Unit testing your code is easy – all you need is to write simple test code and run it from time to time to check if your code misbehaves. But there is more to successfully using unit tests then just write these tests, in fact I saw quite a few talented developers get frustrated and stop unit testing for several reasons.

I don’t think that there is a single factor that can cause the success (or failure) of unit testing integration as much as your team.

The Team factor

Your co-workers and your team leader are the ones that will cause your unit tests to be effective or just a waste of time (or make you feel that way).

Unit testing the code is just not as much fun when you’re the only one doing it, all is needed is for someone else to commit a change (without running unit tests) and you’re back to trying to find out why your tests stopped working.

Unit testing is a team sport and like other team sports it is much more fun with the whole team. Shooting hoops is ok but playing basketball with your team will be much more fun!

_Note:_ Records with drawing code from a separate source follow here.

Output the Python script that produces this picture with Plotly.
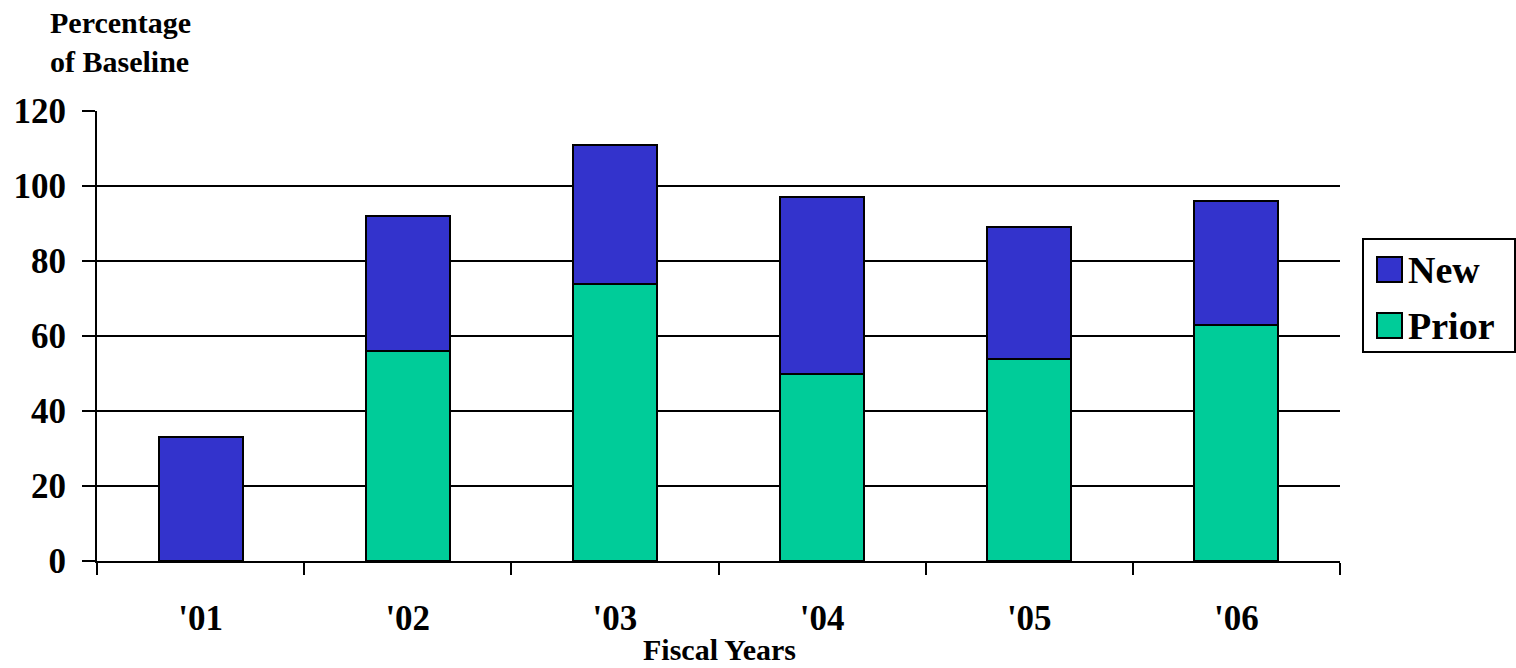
import plotly.graph_objects as go

years = ["'01", "'02", "'03", "'04", "'05", "'06"]
prior = [0, 56, 74, 50, 54, 63]
new = [33, 36, 37, 47, 35, 33]
y_ticks = [0, 20, 40, 60, 80, 100, 120]

FONT = "Liberation Serif, Times New Roman, serif"
NEW_COLOR = "#3333CC"
PRIOR_COLOR = "#00CC99"

# plot area in pixels, used to place the titles and the legend box
L, R, T, B = 97, 1340, 111, 561
W, H = R - L, B - T


def px(x):
    return (x - L) / W


def py(y):
    return (B - y) / H


fig = go.Figure()
fig.add_trace(go.Bar(
    x=years, y=prior, name="Prior",
    marker=dict(color=PRIOR_COLOR, line=dict(color="black", width=2)),
))
fig.add_trace(go.Bar(
    x=years, y=new, name="New",
    marker=dict(color=NEW_COLOR, line=dict(color="black", width=2)),
))

fig.update_layout(
    barmode="stack",
    bargap=0.595,
    width=1516, height=668,
    margin=dict(l=L, r=1516 - R, t=T, b=668 - B),
    plot_bgcolor="white", paper_bgcolor="white",
    font=dict(family=FONT, color="black"),
    showlegend=False,
    xaxis=dict(
        showline=True, linecolor="black", linewidth=2,
        ticks="outside", ticklen=12, tickwidth=2, tickcolor="black",
        tickson="boundaries", ticklabelstandoff=25,
        tickfont=dict(family=FONT, size=35, color="black", weight="bold"),
        showgrid=False,
    ),
    yaxis=dict(
        range=[0, 120], tickvals=y_ticks,
        showline=True, linecolor="black", linewidth=2,
        ticks="outside", ticklen=13, tickwidth=2, tickcolor="black",
        ticklabelstandoff=9,
        showgrid=True, gridcolor="black", gridwidth=2,
        zeroline=False,
        tickfont=dict(family=FONT, size=35, color="black", weight="bold"),
    ),
)

# axis titles
fig.add_annotation(
    text="<b>Percentage<br>of Baseline</b>",
    xref="paper", yref="paper", x=px(48), y=py(42),
    xanchor="left", yanchor="middle", showarrow=False, align="left",
    font=dict(family=FONT, size=30, color="black"),
)
fig.add_annotation(
    text="<b>Fiscal Years</b>",
    xref="paper", yref="paper", x=px(719), y=py(649),
    xanchor="center", yanchor="middle", showarrow=False,
    font=dict(family=FONT, size=30, color="black"),
)

# legend: framed box with a swatch and label per series
fig.add_shape(type="rect", xref="paper", yref="paper",
              x0=px(1363), x1=px(1515), y0=py(352), y1=py(239),
              line=dict(color="black", width=2), fillcolor="white")
for label, color, top in [("New", NEW_COLOR, 257), ("Prior", PRIOR_COLOR, 313)]:
    fig.add_shape(type="rect", xref="paper", yref="paper",
                  x0=px(1377), x1=px(1402), y0=py(top + 25), y1=py(top),
                  line=dict(color="black", width=2), fillcolor=color)
    fig.add_annotation(
        text=f"<b>{label}</b>", xref="paper", yref="paper",
        x=px(1406), y=py(top + 13), xanchor="left", yanchor="middle",
        showarrow=False, font=dict(family=FONT, size=38, color="black"),
    )

fig.write_html("out.html")
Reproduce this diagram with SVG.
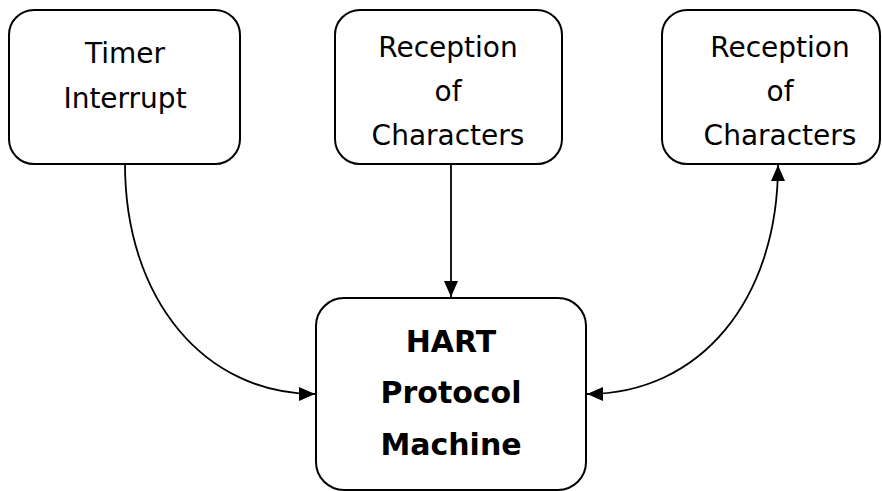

When you got your all team onboard the whole “unit testing” experience (or better yet TDD) things get much more easier. If every member of your team is responsible to run the project’s tests before commits the build will break less.

In a nutshell – it’s nearly impossible to keep using unit tests when you’re the only one doing so.

Team Work by Budslife

There are other benefit of getting your team support:

  • Test reviews – improve your skills by by reading your fellow developer test code and by having your code reviewed . This is exactly the same as learning best practices from code reviews – for tests.
  • Track improvement – in order to show management and other teams in your company that your project improve because you use unit tests you need to be able to measure the actual improvement, when the team works using the same methodology it becomes easier to measure success.

How can it be done

Luckily for me my employer is a big believer of agile methodologies and that developers should write unit tests, but what if you’re the only one that seen the light and you want to show your team how software development can benefit from unit testing?

Depending on the organizational culture of your company you might want to try and pitch the idea to your boss, team lead or friendly neighborhood architect, if you have an ally that can help you convince the rest of the team.

Or you can start from your co-workers and convince them to join you and see if it makes your work better.

Use facts and explain why this is a good change, because there is nothing more convincing then actual experience try to suggest a “trial period” to see if unit testing is good for your organization.